— BEGIN —
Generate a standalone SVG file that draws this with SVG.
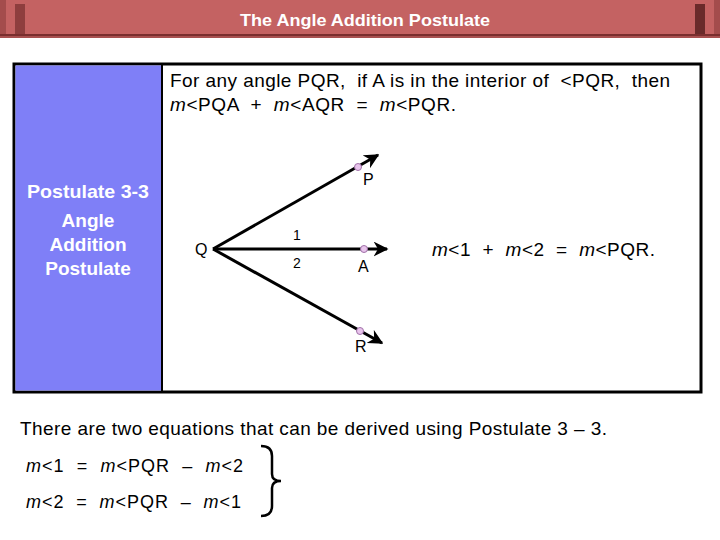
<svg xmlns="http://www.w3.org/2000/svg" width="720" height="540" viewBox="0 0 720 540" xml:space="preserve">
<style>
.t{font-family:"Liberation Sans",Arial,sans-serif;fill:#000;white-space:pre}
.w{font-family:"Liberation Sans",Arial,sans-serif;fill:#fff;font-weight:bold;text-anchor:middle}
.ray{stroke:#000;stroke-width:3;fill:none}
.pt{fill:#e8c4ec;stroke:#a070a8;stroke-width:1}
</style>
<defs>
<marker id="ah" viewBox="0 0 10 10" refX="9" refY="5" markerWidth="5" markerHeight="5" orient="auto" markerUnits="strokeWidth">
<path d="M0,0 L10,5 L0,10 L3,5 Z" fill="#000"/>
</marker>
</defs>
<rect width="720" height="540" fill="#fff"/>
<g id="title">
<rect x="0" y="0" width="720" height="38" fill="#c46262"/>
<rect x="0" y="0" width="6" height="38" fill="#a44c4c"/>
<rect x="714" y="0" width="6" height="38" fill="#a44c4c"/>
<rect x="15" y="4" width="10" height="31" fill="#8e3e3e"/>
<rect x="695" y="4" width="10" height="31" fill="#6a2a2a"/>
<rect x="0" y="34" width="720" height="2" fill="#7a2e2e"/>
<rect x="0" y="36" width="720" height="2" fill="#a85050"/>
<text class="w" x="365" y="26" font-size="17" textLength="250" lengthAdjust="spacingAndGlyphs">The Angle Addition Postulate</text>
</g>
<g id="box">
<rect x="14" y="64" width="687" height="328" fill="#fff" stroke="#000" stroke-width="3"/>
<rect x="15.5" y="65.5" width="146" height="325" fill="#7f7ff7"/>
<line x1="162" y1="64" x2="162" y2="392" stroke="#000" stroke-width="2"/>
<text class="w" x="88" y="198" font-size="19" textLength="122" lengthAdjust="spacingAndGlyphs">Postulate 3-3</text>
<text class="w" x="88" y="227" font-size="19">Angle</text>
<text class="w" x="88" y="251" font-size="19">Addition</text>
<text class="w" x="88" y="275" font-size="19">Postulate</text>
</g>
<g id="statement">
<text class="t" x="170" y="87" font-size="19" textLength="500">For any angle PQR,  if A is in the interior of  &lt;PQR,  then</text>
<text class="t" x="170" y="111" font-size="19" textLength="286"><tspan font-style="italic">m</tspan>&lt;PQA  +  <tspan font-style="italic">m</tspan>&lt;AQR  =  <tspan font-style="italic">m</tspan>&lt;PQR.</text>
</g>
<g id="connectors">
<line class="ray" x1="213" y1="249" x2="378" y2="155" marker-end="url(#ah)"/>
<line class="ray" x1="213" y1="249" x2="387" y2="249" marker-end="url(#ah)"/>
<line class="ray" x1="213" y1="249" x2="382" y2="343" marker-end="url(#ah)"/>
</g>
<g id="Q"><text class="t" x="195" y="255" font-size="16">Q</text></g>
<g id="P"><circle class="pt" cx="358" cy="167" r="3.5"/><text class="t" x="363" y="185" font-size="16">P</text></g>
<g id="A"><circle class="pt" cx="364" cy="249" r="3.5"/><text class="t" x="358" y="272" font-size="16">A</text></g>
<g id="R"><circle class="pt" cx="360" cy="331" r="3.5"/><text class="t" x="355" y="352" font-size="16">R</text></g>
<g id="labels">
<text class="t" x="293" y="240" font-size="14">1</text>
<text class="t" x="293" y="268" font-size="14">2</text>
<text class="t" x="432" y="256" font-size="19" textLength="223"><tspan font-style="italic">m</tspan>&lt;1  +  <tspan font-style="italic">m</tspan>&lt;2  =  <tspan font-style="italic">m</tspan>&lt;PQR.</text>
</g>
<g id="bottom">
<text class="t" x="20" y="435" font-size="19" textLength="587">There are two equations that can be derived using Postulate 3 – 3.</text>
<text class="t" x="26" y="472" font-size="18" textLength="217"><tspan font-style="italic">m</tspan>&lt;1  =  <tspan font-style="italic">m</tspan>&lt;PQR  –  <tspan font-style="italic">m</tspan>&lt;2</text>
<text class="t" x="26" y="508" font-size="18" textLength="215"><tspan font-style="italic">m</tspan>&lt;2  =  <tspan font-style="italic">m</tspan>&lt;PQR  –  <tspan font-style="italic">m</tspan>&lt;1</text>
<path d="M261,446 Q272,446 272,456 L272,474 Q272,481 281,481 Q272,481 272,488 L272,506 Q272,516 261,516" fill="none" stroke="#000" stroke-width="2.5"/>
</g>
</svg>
— END —
◆ **What needs to be done**
Show all lines from the data above in which the word "that" appears.

◆ **Exercise answer**
Generate a standalone SVG file that draws this with SVG.
<text class="t" x="20" y="435" font-size="19" textLength="587">There are two equations that can be derived using Postulate 3 – 3.</text>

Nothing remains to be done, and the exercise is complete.